Provided records
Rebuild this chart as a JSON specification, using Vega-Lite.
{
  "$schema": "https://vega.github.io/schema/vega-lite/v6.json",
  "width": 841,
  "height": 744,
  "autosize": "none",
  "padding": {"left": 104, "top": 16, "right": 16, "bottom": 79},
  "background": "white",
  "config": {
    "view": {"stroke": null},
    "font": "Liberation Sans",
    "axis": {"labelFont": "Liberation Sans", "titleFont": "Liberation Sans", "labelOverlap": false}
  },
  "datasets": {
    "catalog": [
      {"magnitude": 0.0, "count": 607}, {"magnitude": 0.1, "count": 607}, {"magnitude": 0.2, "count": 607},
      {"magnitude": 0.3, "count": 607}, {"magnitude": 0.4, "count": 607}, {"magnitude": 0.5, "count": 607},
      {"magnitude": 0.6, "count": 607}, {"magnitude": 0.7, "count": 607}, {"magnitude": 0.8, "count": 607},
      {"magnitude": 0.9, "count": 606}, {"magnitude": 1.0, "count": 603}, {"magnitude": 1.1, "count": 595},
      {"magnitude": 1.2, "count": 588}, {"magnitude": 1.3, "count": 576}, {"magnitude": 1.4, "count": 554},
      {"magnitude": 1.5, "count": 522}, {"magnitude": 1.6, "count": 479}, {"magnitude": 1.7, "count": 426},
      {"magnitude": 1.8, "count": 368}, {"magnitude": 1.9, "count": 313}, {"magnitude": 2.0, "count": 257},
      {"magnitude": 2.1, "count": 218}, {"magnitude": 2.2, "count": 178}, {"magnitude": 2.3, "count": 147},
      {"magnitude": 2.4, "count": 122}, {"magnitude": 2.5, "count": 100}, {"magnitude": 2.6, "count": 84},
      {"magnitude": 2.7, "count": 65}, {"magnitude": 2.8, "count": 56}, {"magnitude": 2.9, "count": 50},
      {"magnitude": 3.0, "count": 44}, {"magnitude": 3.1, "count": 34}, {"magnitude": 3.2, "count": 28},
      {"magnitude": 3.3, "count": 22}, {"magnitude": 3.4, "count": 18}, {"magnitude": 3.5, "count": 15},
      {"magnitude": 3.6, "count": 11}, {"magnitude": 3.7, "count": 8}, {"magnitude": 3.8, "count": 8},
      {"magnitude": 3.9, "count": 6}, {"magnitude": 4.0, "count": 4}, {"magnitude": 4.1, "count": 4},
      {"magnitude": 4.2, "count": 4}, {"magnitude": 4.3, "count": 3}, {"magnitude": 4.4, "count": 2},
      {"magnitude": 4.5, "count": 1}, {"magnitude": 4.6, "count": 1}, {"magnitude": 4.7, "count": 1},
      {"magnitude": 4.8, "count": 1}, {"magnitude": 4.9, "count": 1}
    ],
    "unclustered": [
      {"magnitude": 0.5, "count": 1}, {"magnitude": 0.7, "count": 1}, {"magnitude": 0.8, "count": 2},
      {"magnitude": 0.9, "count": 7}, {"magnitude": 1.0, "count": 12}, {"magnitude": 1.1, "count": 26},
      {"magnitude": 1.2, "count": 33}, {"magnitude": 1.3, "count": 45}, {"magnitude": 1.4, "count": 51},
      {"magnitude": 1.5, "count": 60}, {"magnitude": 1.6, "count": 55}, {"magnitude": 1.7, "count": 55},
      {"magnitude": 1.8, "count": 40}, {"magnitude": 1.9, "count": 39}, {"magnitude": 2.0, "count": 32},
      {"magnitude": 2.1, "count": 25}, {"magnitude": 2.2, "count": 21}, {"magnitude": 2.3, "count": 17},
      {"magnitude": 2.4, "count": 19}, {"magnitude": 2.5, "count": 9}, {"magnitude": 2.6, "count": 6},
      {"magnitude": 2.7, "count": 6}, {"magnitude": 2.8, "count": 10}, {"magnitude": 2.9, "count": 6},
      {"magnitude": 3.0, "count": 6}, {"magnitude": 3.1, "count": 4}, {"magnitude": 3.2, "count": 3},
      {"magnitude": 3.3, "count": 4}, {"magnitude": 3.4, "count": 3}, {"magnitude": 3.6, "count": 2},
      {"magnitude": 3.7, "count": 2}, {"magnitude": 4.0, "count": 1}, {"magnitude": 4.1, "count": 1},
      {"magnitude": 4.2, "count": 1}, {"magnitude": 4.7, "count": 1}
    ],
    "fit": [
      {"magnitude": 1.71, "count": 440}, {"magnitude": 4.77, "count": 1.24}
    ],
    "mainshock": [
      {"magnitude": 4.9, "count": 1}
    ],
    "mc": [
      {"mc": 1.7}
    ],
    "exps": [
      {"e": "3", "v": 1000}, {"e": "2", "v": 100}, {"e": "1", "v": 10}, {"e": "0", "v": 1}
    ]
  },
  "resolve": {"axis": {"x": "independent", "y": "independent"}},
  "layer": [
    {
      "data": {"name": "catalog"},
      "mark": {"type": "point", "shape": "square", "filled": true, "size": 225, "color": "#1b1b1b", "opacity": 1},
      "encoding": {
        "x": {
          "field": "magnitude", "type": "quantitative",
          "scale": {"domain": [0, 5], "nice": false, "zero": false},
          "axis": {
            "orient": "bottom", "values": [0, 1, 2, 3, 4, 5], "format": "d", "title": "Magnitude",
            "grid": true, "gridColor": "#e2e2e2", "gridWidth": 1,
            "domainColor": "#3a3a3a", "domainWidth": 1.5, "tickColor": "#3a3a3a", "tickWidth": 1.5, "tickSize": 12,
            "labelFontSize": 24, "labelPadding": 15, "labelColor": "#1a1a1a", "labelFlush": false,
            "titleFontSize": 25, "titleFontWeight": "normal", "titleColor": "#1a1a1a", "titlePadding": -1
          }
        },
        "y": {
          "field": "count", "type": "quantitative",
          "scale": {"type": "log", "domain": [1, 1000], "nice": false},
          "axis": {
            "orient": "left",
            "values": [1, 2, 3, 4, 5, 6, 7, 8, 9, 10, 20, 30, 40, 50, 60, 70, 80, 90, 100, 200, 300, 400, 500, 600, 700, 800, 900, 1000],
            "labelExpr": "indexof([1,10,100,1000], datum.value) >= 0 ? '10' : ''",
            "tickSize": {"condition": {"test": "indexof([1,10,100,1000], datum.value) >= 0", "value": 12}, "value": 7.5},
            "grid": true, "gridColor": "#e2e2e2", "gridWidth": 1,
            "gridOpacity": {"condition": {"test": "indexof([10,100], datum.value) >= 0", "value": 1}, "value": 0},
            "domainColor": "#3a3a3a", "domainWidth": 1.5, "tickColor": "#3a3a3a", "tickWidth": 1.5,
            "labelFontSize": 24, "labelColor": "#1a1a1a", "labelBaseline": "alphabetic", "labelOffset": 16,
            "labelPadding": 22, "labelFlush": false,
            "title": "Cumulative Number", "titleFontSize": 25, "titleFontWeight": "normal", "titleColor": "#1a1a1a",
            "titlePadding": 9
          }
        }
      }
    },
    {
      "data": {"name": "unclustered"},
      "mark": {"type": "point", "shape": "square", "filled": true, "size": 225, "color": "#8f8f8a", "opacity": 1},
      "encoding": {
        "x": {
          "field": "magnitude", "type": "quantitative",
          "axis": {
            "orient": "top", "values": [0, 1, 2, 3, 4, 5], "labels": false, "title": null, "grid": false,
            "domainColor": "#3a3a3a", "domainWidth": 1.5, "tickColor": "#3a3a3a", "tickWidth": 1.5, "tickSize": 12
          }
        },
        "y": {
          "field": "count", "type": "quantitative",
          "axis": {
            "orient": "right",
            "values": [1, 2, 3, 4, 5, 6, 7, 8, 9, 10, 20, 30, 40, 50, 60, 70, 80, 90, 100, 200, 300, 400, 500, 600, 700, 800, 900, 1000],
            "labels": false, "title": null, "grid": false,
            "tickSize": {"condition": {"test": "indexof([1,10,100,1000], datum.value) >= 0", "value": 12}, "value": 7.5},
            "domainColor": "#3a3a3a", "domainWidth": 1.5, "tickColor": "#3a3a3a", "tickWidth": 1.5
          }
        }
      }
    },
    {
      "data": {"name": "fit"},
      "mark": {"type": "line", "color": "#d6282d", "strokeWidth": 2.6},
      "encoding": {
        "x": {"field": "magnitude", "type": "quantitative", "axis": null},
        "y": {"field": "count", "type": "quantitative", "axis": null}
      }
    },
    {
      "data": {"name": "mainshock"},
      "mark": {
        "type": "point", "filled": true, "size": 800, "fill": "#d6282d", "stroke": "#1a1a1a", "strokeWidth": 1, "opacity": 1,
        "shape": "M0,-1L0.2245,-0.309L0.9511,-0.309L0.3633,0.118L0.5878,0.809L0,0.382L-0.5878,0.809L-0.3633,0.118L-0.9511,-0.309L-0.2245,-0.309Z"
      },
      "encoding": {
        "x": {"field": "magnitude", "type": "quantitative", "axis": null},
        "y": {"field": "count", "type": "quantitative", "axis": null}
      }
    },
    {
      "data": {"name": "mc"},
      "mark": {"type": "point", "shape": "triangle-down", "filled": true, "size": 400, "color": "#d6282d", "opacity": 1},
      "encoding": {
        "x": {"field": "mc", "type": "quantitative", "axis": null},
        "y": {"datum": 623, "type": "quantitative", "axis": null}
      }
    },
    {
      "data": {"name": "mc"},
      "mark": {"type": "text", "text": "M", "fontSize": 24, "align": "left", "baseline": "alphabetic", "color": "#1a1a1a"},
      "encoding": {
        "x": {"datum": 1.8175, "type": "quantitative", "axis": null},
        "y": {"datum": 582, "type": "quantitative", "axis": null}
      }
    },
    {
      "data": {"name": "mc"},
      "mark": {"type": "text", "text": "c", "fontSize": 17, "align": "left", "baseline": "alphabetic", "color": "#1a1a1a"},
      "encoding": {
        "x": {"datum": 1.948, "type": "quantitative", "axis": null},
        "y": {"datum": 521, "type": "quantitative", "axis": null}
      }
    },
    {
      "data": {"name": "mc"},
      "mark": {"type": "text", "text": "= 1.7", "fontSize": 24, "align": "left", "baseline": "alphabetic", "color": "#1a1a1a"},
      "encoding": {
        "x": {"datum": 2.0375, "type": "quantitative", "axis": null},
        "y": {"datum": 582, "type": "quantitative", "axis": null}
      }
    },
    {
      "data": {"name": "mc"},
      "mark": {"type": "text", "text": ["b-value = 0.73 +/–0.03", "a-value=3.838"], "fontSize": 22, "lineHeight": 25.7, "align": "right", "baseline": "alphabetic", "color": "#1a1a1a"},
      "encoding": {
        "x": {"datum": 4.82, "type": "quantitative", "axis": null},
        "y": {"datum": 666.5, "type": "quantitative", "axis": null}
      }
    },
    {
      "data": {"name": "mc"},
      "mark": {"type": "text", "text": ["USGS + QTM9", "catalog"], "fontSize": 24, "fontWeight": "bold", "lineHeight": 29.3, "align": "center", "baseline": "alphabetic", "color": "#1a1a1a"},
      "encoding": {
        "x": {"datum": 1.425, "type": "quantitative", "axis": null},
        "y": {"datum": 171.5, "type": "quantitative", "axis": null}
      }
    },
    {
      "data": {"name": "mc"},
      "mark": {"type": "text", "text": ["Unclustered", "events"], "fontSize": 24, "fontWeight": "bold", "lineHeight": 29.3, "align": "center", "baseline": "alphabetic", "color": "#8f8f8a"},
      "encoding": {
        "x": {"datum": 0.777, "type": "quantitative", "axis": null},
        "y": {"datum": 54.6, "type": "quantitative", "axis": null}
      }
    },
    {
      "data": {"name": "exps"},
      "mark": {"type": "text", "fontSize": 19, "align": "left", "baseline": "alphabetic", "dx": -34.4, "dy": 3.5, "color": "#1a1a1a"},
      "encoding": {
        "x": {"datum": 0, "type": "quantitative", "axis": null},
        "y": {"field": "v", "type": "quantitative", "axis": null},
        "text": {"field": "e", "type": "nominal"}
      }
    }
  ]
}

==

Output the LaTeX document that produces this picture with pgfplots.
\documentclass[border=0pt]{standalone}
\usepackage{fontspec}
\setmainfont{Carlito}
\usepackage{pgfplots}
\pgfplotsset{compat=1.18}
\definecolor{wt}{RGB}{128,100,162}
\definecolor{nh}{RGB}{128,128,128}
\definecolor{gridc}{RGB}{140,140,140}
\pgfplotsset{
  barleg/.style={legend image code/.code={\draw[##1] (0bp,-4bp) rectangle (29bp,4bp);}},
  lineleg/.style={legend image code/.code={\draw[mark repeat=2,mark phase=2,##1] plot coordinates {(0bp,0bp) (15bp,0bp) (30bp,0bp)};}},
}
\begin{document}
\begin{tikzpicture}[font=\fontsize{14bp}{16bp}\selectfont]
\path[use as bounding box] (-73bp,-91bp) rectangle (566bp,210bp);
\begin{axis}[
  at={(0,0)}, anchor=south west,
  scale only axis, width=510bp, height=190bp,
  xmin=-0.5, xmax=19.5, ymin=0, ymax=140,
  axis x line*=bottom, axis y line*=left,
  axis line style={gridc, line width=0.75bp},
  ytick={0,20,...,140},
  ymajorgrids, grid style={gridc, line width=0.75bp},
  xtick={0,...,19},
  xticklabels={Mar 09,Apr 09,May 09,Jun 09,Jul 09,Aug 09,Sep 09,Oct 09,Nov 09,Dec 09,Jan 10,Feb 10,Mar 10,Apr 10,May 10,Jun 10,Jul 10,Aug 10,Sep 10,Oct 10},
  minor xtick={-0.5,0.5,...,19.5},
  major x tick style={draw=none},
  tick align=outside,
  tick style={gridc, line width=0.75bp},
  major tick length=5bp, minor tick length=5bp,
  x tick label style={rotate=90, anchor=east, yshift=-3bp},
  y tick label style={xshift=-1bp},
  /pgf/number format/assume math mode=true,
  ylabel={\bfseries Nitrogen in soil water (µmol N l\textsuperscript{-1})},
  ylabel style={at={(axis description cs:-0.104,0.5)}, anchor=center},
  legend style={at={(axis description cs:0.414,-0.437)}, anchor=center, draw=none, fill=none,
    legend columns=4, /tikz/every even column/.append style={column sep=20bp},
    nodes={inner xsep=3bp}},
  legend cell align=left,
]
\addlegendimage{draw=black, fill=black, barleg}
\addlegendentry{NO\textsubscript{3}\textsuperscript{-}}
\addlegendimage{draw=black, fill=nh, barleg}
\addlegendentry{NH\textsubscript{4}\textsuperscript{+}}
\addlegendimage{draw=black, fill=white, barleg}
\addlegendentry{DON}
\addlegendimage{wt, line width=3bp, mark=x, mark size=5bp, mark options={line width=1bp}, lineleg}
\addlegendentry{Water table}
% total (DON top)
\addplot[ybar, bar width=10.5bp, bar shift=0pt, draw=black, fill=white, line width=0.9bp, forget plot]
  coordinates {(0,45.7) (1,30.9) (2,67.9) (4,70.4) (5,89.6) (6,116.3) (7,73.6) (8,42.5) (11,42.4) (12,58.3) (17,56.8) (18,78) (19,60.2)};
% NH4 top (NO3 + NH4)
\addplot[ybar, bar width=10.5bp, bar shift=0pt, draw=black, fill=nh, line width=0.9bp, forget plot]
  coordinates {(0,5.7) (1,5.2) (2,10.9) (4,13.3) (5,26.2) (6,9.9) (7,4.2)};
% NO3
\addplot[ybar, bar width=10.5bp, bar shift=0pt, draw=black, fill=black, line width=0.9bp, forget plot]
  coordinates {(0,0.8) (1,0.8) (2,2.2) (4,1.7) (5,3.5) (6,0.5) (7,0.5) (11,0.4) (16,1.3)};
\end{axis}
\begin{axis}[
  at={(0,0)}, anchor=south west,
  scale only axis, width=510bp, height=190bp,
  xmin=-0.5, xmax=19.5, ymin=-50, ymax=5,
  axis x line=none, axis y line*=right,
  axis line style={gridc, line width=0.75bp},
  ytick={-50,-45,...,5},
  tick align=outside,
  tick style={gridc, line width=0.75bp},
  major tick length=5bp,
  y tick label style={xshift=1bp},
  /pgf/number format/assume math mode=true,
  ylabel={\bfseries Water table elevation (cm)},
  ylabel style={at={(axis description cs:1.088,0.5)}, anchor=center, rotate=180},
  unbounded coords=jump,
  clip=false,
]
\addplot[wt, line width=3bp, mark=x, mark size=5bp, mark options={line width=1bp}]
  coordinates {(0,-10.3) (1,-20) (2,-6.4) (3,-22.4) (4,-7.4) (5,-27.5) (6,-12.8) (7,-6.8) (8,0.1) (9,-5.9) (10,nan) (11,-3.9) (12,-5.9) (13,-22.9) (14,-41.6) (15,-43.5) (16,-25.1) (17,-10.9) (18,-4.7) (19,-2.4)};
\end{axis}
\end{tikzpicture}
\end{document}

Given problem
Copy each line of the records that contains the word "this".

Problem solution
Rebuild this chart as a JSON specification, using Vega-Lite.
Output the LaTeX document that produces this picture with pgfplots.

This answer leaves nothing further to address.